В душе решил – сорвать, раздавить те сокровища, уплывающие от

его рук, что достались им очень дорого. Руки были все исцарапаны

колючками кустарника, усталостью от ходьбы и лазанья по уклонам.

– Чего несете, я спрашиваю?

Но они молча посторонились и снова пошли дальше.

– Что несешь, мать-деремать, – крикнул он, соскочил с коня,

подбежал к Арине, рванул с плеч двухведерную корзину, которую

всегда набирала полную и еще узел положит сверху, она. Такой целью задавалась всю жизнь: чтоб набрать только полную ,только больше и больше,а как нести? -Донесу как – нибудь,– но это стоит всегда не даром для здоровья.

С нее слетел узел – в нем тоже было землю, он топтал ногами. Не успел разрушить одно, как сорвал

с другой, так же быстро расправился с трудами, на которые с исцарапанными руками ухлопали целый день эти женщины. Когда все потоптал и сделал месиво – отъехал в сторону. Женщины стояли с разинутыми ртами.

Огородник закончил свое дело, грозно закричал:

– Вот вам – нате, жрите! Это наше добро, не имеете права заходить на нашу территорию, – вскочил на коня и был таков.

Опаленные горем, подобрали они пустые корзины и побрели

обратно в свою деревню.

Всю дорогу проплакали бедные женщины. Какое горе, какая

досада, очень обидно!

Пришла Арина домой еле живая, опухшая от слез, разбитая

от горя. Дашутка кинулась к матери, но та ей сказала:

– Уйди, не до тебя, – и упала поперек кровати.

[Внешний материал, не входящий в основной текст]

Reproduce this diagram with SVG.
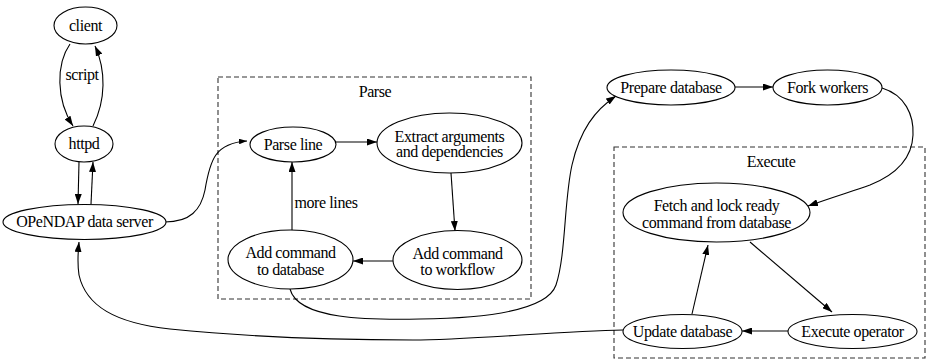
<svg xmlns="http://www.w3.org/2000/svg" width="928" height="360" viewBox="0 0 928 360">
<style>
  .n ellipse { fill: #ffffff; stroke: #000000; stroke-width: 1.1; }
  text { font-family: "Liberation Serif", "Times New Roman", serif; font-size: 16px; fill: #000000; text-anchor: middle; letter-spacing: -0.4px; }
  .e path { fill: none; stroke: #000000; stroke-width: 1.1; marker-end: url(#ah); }
  .e path.s { marker-end: url(#ahs); }
  .c { fill: none; stroke: #333333; stroke-width: 1.1; stroke-dasharray: 5 3; }
</style>
<defs>
  <marker id="ah" viewBox="0 0 10 7" refX="10" refY="3.5" markerWidth="10" markerHeight="7" markerUnits="userSpaceOnUse" orient="auto">
    <path d="M0,0 L10,3.5 L0,7 z" fill="#000000"/>
  </marker>
  <marker id="ahs" viewBox="0 0 10 7" refX="10" refY="3.5" markerWidth="8" markerHeight="5.6" markerUnits="userSpaceOnUse" orient="auto">
    <path d="M0,0 L10,3.5 L0,7 z" fill="#000000"/>
  </marker>
</defs>
<rect width="928" height="360" fill="#ffffff"/>

<g id="cluster-parse">
  <rect class="c" x="218" y="77" width="313" height="222"/>
  <text x="375" y="97">Parse</text>
</g>
<g id="cluster-execute">
  <rect class="c" x="614" y="147" width="311" height="211"/>
  <text x="771" y="167">Execute</text>
</g>

<g id="connectors" class="e">
  <path d="M70,44 C56,64 56,100 73,126"/>
  <path d="M93,126 C106,100 106,70 95,46"/>
  <path d="M79,162 L78,204"/>
  <path d="M91,204 L93,162"/>
  <path class="s" d="M165,222 C190,222 201,210 205,190 C210,160 215,143 247,141"/>
  <path d="M336,142 L377,142"/>
  <path d="M451,173 L455,231"/>
  <path d="M393,261 L353,261"/>
  <path d="M292,230 L292,162"/>
  <path d="M290,289 C298,320 370,320 420,319 C500,318 548,308 556,285 C566,255 564,200 572,165 C580,130 595,110 616,96"/>
  <path d="M735,87 L773,87"/>
  <path d="M882,88 C905,95 914,115 913,135 C912,160 895,175 870,185 C850,192 830,198 808,206"/>
  <path d="M750,242 L832,312"/>
  <path d="M692,314 L708,245"/>
  <path d="M788,331 L742,331"/>
  <path d="M623,330 C560,331 470,340 413,340 C340,340 250,337 170,329 C115,323 86,306 79,275 C77,262 78,252 79,242"/>
  <text x="82" y="80">script</text>
  <text x="326" y="208">more lines</text>
</g>

<g id="client" class="n">
  <ellipse cx="85.5" cy="25.5" rx="31.5" ry="18.5"/>
  <text x="85.5" y="30.5">client</text>
</g>
<g id="httpd" class="n">
  <ellipse cx="84" cy="144" rx="29" ry="18"/>
  <text x="84" y="149">httpd</text>
</g>
<g id="opendap" class="n">
  <ellipse cx="84.5" cy="222" rx="81.5" ry="17.5"/>
  <text x="84.5" y="227">OPeNDAP data server</text>
</g>
<g id="parse-line" class="n">
  <ellipse cx="293" cy="144.5" rx="43" ry="17.5"/>
  <text x="293" y="149.5">Parse line</text>
</g>
<g id="extract" class="n">
  <ellipse cx="449.5" cy="143" rx="72.5" ry="30"/>
  <text x="449.5" y="141.5">Extract arguments</text>
  <text x="449.5" y="157">and dependencies</text>
</g>
<g id="add-workflow" class="n">
  <ellipse cx="457.5" cy="260" rx="64.5" ry="29.5"/>
  <text x="457.5" y="258.5">Add command</text>
  <text x="457.5" y="275">to workflow</text>
</g>
<g id="add-database" class="n">
  <ellipse cx="290.5" cy="259.5" rx="62.5" ry="29.5"/>
  <text x="290.5" y="258">Add command</text>
  <text x="290.5" y="274.5">to database</text>
</g>
<g id="prepare" class="n">
  <ellipse cx="671" cy="87.5" rx="64" ry="17.5"/>
  <text x="671" y="92.5">Prepare database</text>
</g>
<g id="fork" class="n">
  <ellipse cx="827.5" cy="87.5" rx="54.5" ry="17.5"/>
  <text x="827.5" y="92.5">Fork workers</text>
</g>
<g id="fetch" class="n">
  <ellipse cx="716.5" cy="212.5" rx="93.5" ry="29.5"/>
  <text x="716.5" y="211">Fetch and lock ready</text>
  <text x="716.5" y="227.5">command from database</text>
</g>
<g id="update" class="n">
  <ellipse cx="682.5" cy="331.5" rx="59.5" ry="17"/>
  <text x="682.5" y="336.5">Update database</text>
</g>
<g id="execute-op" class="n">
  <ellipse cx="852.5" cy="331.5" rx="64.5" ry="17"/>
  <text x="852.5" y="336.5">Execute operator</text>
</g>
</svg>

Даша кинулась за отцом, он притопал и не понял сразу, что случилось. Кое-как смог добиться отец, в чем дело. Арина

кое – как объяснила и снова упала.

Павел на одной здоровой ноге рванулся куда-то и мигом примчался верхом на коне, с ружьем на плече.

– Где он, стервец этот, – крикнул Павел с коня, и Арина

поняла ,что дело плохое – он убьет его, что тогда?

Она кинулась к Павлу, хоть чувствовала, что она в этот день

очень заболела, ее легкие осложнились, она погибла, но – собрала все силы, протянула вперед руки и умоляюще произнесла:

– Паша, милый, родной, не езди! Брось, опомнись, не езди! –

Она потянула его за ногу, дергала коня за повод, умоляла и плакала.